Request — Leave out the pictures, then reproduce the rest of the material exactly.

Recorded information —
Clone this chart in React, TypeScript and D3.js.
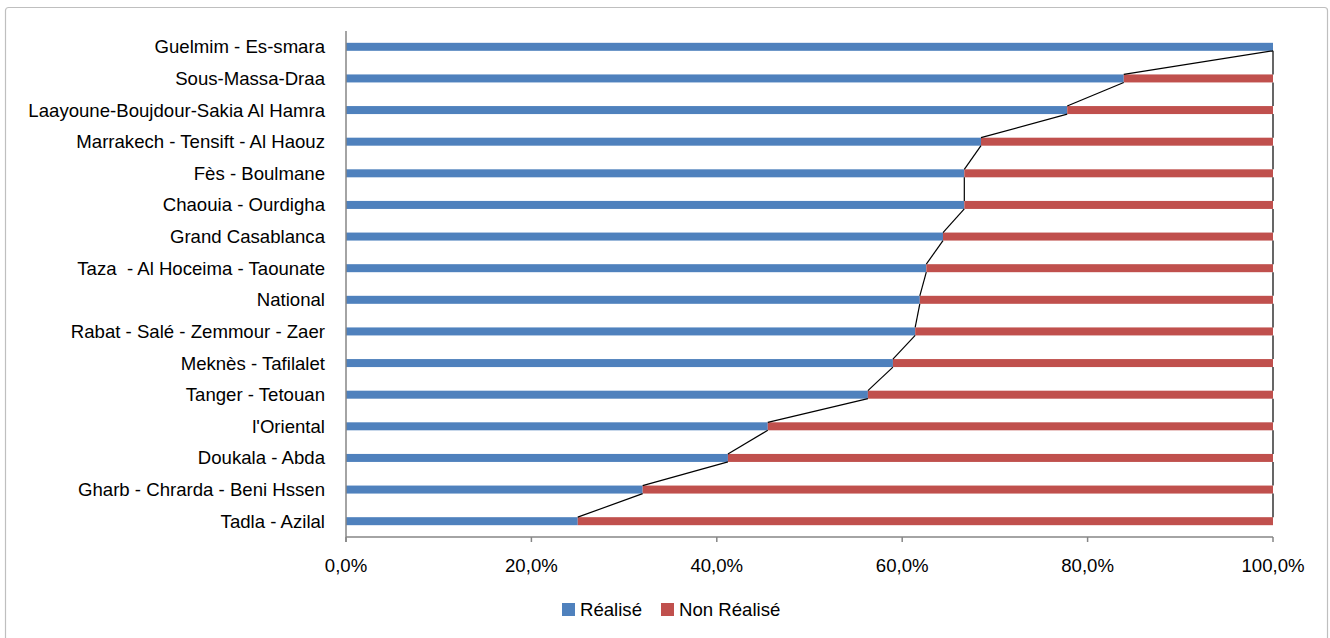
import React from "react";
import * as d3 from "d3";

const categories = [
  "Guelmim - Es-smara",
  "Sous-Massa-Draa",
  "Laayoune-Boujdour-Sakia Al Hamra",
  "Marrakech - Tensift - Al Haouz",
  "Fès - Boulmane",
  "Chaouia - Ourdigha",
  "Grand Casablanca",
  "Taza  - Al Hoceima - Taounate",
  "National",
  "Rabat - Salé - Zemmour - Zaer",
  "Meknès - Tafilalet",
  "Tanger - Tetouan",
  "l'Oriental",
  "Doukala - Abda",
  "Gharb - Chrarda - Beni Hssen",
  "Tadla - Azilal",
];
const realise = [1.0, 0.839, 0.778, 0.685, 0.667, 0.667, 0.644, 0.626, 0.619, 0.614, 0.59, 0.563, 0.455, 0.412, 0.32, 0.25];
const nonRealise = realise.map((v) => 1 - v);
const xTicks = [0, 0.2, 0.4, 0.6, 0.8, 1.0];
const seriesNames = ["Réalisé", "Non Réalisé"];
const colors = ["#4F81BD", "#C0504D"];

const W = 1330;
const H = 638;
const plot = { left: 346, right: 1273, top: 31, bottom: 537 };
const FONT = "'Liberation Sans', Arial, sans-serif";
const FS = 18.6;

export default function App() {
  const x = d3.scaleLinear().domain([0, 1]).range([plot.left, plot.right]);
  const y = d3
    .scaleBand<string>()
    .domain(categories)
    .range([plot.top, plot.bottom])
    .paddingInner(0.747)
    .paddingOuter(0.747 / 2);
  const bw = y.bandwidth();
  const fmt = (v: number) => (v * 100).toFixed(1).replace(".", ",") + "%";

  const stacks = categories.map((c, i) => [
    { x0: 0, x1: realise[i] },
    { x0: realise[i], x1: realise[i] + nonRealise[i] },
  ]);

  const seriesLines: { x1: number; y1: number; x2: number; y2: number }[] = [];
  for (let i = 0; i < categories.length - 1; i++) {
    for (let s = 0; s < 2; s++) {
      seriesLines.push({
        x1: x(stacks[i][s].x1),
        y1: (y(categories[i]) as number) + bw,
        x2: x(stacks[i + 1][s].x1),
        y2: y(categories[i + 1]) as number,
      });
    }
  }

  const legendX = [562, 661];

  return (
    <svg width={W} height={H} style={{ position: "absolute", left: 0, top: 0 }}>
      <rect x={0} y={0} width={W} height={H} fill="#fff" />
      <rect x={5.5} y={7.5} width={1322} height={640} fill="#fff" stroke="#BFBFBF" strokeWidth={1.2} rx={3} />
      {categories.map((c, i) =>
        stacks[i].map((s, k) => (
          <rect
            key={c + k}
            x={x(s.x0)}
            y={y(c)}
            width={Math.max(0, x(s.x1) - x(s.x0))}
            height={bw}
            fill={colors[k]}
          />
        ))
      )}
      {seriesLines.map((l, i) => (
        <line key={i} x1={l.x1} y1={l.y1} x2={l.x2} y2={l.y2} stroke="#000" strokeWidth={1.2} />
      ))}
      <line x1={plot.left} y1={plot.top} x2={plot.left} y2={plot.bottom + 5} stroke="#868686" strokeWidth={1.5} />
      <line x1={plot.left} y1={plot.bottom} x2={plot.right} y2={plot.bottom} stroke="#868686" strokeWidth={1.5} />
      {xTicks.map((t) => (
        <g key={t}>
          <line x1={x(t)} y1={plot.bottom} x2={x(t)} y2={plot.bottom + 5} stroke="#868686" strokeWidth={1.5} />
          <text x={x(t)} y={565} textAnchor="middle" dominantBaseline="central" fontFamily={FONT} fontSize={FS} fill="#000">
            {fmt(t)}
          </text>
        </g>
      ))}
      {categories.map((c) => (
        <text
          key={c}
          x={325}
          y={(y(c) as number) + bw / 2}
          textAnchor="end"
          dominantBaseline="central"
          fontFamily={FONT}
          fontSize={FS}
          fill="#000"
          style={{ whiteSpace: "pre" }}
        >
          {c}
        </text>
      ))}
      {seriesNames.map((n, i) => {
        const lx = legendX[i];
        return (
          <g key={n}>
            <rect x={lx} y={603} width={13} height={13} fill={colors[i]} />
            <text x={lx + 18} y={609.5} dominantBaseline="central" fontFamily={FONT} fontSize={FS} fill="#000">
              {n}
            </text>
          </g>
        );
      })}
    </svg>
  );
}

Response for this exercise —
Clone this chart in React, TypeScript and D3.js.
import React from "react";
import * as d3 from "d3";

const categories = [
  "Guelmim - Es-smara",
  "Sous-Massa-Draa",
  "Laayoune-Boujdour-Sakia Al Hamra",
  "Marrakech - Tensift - Al Haouz",
  "Fès - Boulmane",
  "Chaouia - Ourdigha",
  "Grand Casablanca",
  "Taza  - Al Hoceima - Taounate",
  "National",
  "Rabat - Salé - Zemmour - Zaer",
  "Meknès - Tafilalet",
  "Tanger - Tetouan",
  "l'Oriental",
  "Doukala - Abda",
  "Gharb - Chrarda - Beni Hssen",
  "Tadla - Azilal",
];
const realise = [1.0, 0.839, 0.778, 0.685, 0.667, 0.667, 0.644, 0.626, 0.619, 0.614, 0.59, 0.563, 0.455, 0.412, 0.32, 0.25];
const nonRealise = realise.map((v) => 1 - v);
const xTicks = [0, 0.2, 0.4, 0.6, 0.8, 1.0];
const seriesNames = ["Réalisé", "Non Réalisé"];
const colors = ["#4F81BD", "#C0504D"];

const W = 1330;
const H = 638;
const plot = { left: 346, right: 1273, top: 31, bottom: 537 };
const FONT = "'Liberation Sans', Arial, sans-serif";
const FS = 18.6;

export default function App() {
  const x = d3.scaleLinear().domain([0, 1]).range([plot.left, plot.right]);
  const y = d3
    .scaleBand<string>()
    .domain(categories)
    .range([plot.top, plot.bottom])
    .paddingInner(0.747)
    .paddingOuter(0.747 / 2);
  const bw = y.bandwidth();
  const fmt = (v: number) => (v * 100).toFixed(1).replace(".", ",") + "%";

  const stacks = categories.map((c, i) => [
    { x0: 0, x1: realise[i] },
    { x0: realise[i], x1: realise[i] + nonRealise[i] },
  ]);

  const seriesLines: { x1: number; y1: number; x2: number; y2: number }[] = [];
  for (let i = 0; i < categories.length - 1; i++) {
    for (let s = 0; s < 2; s++) {
      seriesLines.push({
        x1: x(stacks[i][s].x1),
        y1: (y(categories[i]) as number) + bw,
        x2: x(stacks[i + 1][s].x1),
        y2: y(categories[i + 1]) as number,
      });
    }
  }

  const legendX = [562, 661];

  return (
    <svg width={W} height={H} style={{ position: "absolute", left: 0, top: 0 }}>
      <rect x={0} y={0} width={W} height={H} fill="#fff" />
      <rect x={5.5} y={7.5} width={1322} height={640} fill="#fff" stroke="#BFBFBF" strokeWidth={1.2} rx={3} />
      {categories.map((c, i) =>
        stacks[i].map((s, k) => (
          <rect
            key={c + k}
            x={x(s.x0)}
            y={y(c)}
            width={Math.max(0, x(s.x1) - x(s.x0))}
            height={bw}
            fill={colors[k]}
          />
        ))
      )}
      {seriesLines.map((l, i) => (
        <line key={i} x1={l.x1} y1={l.y1} x2={l.x2} y2={l.y2} stroke="#000" strokeWidth={1.2} />
      ))}
      <line x1={plot.left} y1={plot.top} x2={plot.left} y2={plot.bottom + 5} stroke="#868686" strokeWidth={1.5} />
      <line x1={plot.left} y1={plot.bottom} x2={plot.right} y2={plot.bottom} stroke="#868686" strokeWidth={1.5} />
      {xTicks.map((t) => (
        <g key={t}>
          <line x1={x(t)} y1={plot.bottom} x2={x(t)} y2={plot.bottom + 5} stroke="#868686" strokeWidth={1.5} />
          <text x={x(t)} y={565} textAnchor="middle" dominantBaseline="central" fontFamily={FONT} fontSize={FS} fill="#000">
            {fmt(t)}
          </text>
        </g>
      ))}
      {categories.map((c) => (
        <text
          key={c}
          x={325}
          y={(y(c) as number) + bw / 2}
          textAnchor="end"
          dominantBaseline="central"
          fontFamily={FONT}
          fontSize={FS}
          fill="#000"
          style={{ whiteSpace: "pre" }}
        >
          {c}
        </text>
      ))}
      {seriesNames.map((n, i) => {
        const lx = legendX[i];
        return (
          <g key={n}>
            <rect x={lx} y={603} width={13} height={13} fill={colors[i]} />
            <text x={lx + 18} y={609.5} dominantBaseline="central" fontFamily={FONT} fontSize={FS} fill="#000">
              {n}
            </text>
          </g>
        );
      })}
    </svg>
  );
}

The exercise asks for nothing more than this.